#### Your task:
Repeat each line exactly, leaving nothing out.

#### Data excerpt:
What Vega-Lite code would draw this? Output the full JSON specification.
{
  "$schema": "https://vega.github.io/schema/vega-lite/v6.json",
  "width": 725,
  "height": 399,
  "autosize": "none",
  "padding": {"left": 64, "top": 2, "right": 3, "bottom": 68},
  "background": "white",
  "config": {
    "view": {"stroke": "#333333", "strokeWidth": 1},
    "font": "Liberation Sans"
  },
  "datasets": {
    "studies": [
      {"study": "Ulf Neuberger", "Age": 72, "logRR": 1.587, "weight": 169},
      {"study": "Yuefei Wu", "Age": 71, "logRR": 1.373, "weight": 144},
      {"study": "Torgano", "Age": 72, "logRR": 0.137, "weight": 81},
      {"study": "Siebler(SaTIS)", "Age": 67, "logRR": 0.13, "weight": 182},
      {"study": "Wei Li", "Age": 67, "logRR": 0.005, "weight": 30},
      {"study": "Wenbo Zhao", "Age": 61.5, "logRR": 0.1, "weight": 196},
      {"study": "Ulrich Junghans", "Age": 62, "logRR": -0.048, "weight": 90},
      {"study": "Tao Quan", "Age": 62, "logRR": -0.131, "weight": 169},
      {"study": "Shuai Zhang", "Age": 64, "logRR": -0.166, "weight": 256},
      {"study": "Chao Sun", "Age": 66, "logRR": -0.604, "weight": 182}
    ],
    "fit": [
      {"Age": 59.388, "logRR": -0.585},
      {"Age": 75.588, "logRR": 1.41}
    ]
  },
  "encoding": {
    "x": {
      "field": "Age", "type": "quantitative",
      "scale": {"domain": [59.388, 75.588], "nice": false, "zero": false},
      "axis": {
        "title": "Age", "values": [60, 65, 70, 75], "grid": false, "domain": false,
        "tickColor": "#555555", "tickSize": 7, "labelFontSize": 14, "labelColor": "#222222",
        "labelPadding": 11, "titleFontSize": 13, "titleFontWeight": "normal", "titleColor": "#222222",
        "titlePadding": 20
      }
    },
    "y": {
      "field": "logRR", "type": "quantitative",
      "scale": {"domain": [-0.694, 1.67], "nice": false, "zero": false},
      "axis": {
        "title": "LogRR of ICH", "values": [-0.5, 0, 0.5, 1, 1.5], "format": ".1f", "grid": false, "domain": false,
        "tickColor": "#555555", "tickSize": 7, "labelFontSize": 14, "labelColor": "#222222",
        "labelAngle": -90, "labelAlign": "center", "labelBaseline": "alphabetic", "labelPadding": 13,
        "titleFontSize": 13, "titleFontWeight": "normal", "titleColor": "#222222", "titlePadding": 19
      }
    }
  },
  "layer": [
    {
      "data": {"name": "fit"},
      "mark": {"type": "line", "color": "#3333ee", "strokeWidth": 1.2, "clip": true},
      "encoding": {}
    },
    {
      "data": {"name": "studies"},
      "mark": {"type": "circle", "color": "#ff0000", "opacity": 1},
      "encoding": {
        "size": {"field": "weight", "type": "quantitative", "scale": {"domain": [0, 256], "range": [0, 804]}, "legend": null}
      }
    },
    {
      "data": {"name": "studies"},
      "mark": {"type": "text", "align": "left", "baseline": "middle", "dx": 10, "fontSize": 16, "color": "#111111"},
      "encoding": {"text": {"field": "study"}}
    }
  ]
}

#### Task solution:
What Vega-Lite code would draw this? Output the full JSON specification.
{
  "$schema": "https://vega.github.io/schema/vega-lite/v6.json",
  "width": 725,
  "height": 399,
  "autosize": "none",
  "padding": {"left": 64, "top": 2, "right": 3, "bottom": 68},
  "background": "white",
  "config": {
    "view": {"stroke": "#333333", "strokeWidth": 1},
    "font": "Liberation Sans"
  },
  "datasets": {
    "studies": [
      {"study": "Ulf Neuberger", "Age": 72, "logRR": 1.587, "weight": 169},
      {"study": "Yuefei Wu", "Age": 71, "logRR": 1.373, "weight": 144},
      {"study": "Torgano", "Age": 72, "logRR": 0.137, "weight": 81},
      {"study": "Siebler(SaTIS)", "Age": 67, "logRR": 0.13, "weight": 182},
      {"study": "Wei Li", "Age": 67, "logRR": 0.005, "weight": 30},
      {"study": "Wenbo Zhao", "Age": 61.5, "logRR": 0.1, "weight": 196},
      {"study": "Ulrich Junghans", "Age": 62, "logRR": -0.048, "weight": 90},
      {"study": "Tao Quan", "Age": 62, "logRR": -0.131, "weight": 169},
      {"study": "Shuai Zhang", "Age": 64, "logRR": -0.166, "weight": 256},
      {"study": "Chao Sun", "Age": 66, "logRR": -0.604, "weight": 182}
    ],
    "fit": [
      {"Age": 59.388, "logRR": -0.585},
      {"Age": 75.588, "logRR": 1.41}
    ]
  },
  "encoding": {
    "x": {
      "field": "Age", "type": "quantitative",
      "scale": {"domain": [59.388, 75.588], "nice": false, "zero": false},
      "axis": {
        "title": "Age", "values": [60, 65, 70, 75], "grid": false, "domain": false,
        "tickColor": "#555555", "tickSize": 7, "labelFontSize": 14, "labelColor": "#222222",
        "labelPadding": 11, "titleFontSize": 13, "titleFontWeight": "normal", "titleColor": "#222222",
        "titlePadding": 20
      }
    },
    "y": {
      "field": "logRR", "type": "quantitative",
      "scale": {"domain": [-0.694, 1.67], "nice": false, "zero": false},
      "axis": {
        "title": "LogRR of ICH", "values": [-0.5, 0, 0.5, 1, 1.5], "format": ".1f", "grid": false, "domain": false,
        "tickColor": "#555555", "tickSize": 7, "labelFontSize": 14, "labelColor": "#222222",
        "labelAngle": -90, "labelAlign": "center", "labelBaseline": "alphabetic", "labelPadding": 13,
        "titleFontSize": 13, "titleFontWeight": "normal", "titleColor": "#222222", "titlePadding": 19
      }
    }
  },
  "layer": [
    {
      "data": {"name": "fit"},
      "mark": {"type": "line", "color": "#3333ee", "strokeWidth": 1.2, "clip": true},
      "encoding": {}
    },
    {
      "data": {"name": "studies"},
      "mark": {"type": "circle", "color": "#ff0000", "opacity": 1},
      "encoding": {
        "size": {"field": "weight", "type": "quantitative", "scale": {"domain": [0, 256], "range": [0, 804]}, "legend": null}
      }
    },
    {
      "data": {"name": "studies"},
      "mark": {"type": "text", "align": "left", "baseline": "middle", "dx": 10, "fontSize": 16, "color": "#111111"},
      "encoding": {"text": {"field": "study"}}
    }
  ]
}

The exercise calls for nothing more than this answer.